US cable TV giant Comcast appears to have gained the upper hand in its battle to take control of Sky.
The firm’s £22bn bid for Sky is unlikely to be referred to the competition authorities, the culture secretary Matt Hancock has said.
Mr Hancock said he did not believe that the proposed merger raised any public interest concerns “which would meet the threshold for intervention”.
The decision is a blow for 21st Century Fox, which is also trying to buy Sky.
Rupert Murdoch’s 21st Century Fox, which already owns 39.1% of Sky, agreed an initial deal to buy the 61% of Sky it does not already own, in December 2016.
But unlike Comcast, Fox has faced lengthy political and regulatory delays, and is still waiting for the government to say whether it should be allowed to buy Sky.
Mr Hancock’s final decision on whether Comcast should face regulatory scrutiny is due by 4 June.
He said he would give interested parties until 1700 on 24 May to respond to his preliminary decision.

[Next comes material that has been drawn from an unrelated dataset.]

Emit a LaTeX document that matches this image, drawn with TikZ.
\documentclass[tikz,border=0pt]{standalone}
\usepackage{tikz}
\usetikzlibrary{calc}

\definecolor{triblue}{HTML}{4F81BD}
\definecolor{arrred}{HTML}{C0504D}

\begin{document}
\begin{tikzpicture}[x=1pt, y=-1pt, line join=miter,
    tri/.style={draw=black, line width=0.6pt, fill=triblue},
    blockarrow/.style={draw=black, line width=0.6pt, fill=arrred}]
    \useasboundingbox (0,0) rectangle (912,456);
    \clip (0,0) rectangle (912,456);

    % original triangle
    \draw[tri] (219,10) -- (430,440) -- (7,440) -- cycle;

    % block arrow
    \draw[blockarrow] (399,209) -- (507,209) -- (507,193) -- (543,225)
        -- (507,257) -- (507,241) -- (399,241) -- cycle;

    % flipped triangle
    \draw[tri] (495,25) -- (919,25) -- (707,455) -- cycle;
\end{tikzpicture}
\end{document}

In early April, 21st Century Fox said it would sell off Sky News to Disney or ring-fence it to try to allay regulatory concerns over its proposed acquisition of Sky.
However in late April, US telecoms giant Comcast threw its hat into the ring, making a formal £22bn bid for Sky that values the UK broadcaster at £12.50 a share.

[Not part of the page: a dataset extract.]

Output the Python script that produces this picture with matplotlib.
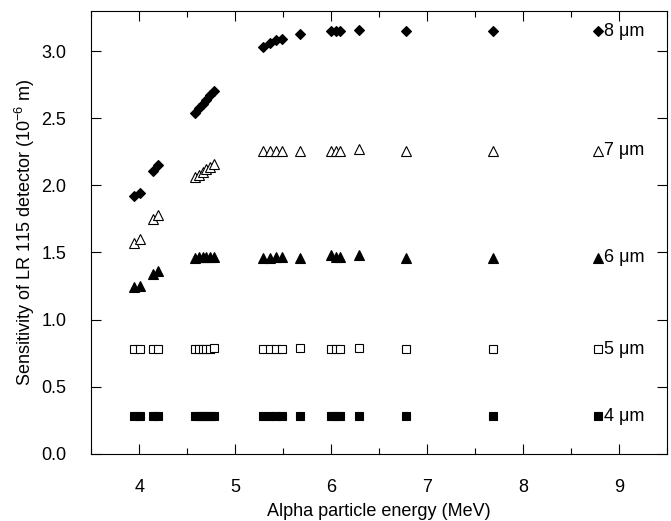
import matplotlib.pyplot as plt
from matplotlib.ticker import MultipleLocator

plt.rcParams['font.family'] = ['Liberation Sans', 'DejaVu Sans']
plt.rcParams['mathtext.fontset'] = 'custom'
plt.rcParams['mathtext.rm'] = 'Liberation Sans'

# alpha energies (MeV), shared by every thickness
energy = [3.95, 4.01, 4.14, 4.20, 4.58, 4.62, 4.66, 4.70, 4.74, 4.78,
          5.29, 5.36, 5.43, 5.49, 5.68, 6.00, 6.05, 6.09, 6.29, 6.78,
          7.69, 8.78]

# sensitivity (10^-6 m) for each residual layer thickness
s8 = [1.92, 1.94, 2.11, 2.15, 2.54, 2.58, 2.61, 2.64, 2.67, 2.70,
      3.03, 3.06, 3.08, 3.09, 3.13, 3.15, 3.15, 3.15, 3.155, 3.15, 3.15, 3.15]
s7 = [1.57, 1.60, 1.75, 1.78, 2.06, 2.08, 2.10, 2.12, 2.14, 2.16,
      2.26, 2.26, 2.26, 2.26, 2.26, 2.26, 2.26, 2.26, 2.27, 2.26, 2.26, 2.26]
s6 = [1.24, 1.25, 1.34, 1.36, 1.46, 1.47, 1.47, 1.47, 1.47, 1.47,
      1.46, 1.46, 1.47, 1.47, 1.46, 1.48, 1.47, 1.47, 1.48, 1.46, 1.46, 1.46]
s5 = [0.78, 0.78, 0.78, 0.78, 0.78, 0.78, 0.78, 0.78, 0.78, 0.79,
      0.78, 0.78, 0.78, 0.78, 0.79, 0.78, 0.78, 0.78, 0.79, 0.78, 0.78, 0.78]
s4 = [0.28] * 22

labels = ['8 \u03bcm', '7 \u03bcm', '6 \u03bcm', '5 \u03bcm', '4 \u03bcm']

fig = plt.figure(figsize=(6.71, 5.21), dpi=100)
ax = fig.add_axes([0.136, 0.129, 0.858, 0.850])

styles = [
    (s8, 'D', 'black', 5.6),
    (s7, '^', 'white', 6.5),
    (s6, '^', 'black', 6.5),
    (s5, 's', 'white', 5.5),
    (s4, 's', 'black', 5.5),
]
for (vals, mk, fc, ms), lab in zip(styles, labels):
    ax.plot(energy, vals, linestyle='none', marker=mk, markersize=ms,
            markerfacecolor=fc, markeredgecolor='black', markeredgewidth=0.8)
    ax.text(energy[-1] + 0.06, vals[-1], lab, fontsize=13, va='center', ha='left')

ax.set_xlim(3.5, 9.5)
ax.set_ylim(0, 3.3)
ax.xaxis.set_major_locator(MultipleLocator(1))
ax.xaxis.set_minor_locator(MultipleLocator(0.5))
ax.yaxis.set_major_locator(MultipleLocator(0.5))
ax.yaxis.set_major_formatter(plt.FormatStrFormatter('%.1f'))
ax.tick_params(which='both', direction='in', top=True, right=True,
               labelsize=13, width=0.8, pad=18)
ax.tick_params(which='major', length=7)
ax.tick_params(which='minor', length=4)
for sp in ax.spines.values():
    sp.set_linewidth(0.8)

ax.set_xlabel('Alpha particle energy (MeV)', fontsize=13, labelpad=5)
ax.set_ylabel('Sensitivity of LR 115 detector (10$\\mathregular{^{-6}}$ m)',
              fontsize=13, labelpad=3)

fig.savefig('out.png', dpi=100)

Sky said it was withdrawing its recommendation for the Fox bid following Comcast’s move.
Comcast – the biggest US cable TV firm that also owns the NBC network and Universal Pictures – said its bid offered a premium of about 16% to Fox’s £10.75 a share offer.
Chief executive Brian Roberts said: “We have long believed Sky is an outstanding company and a great fit with Comcast. Sky has a strong business, excellent customer loyalty, and a valued brand.”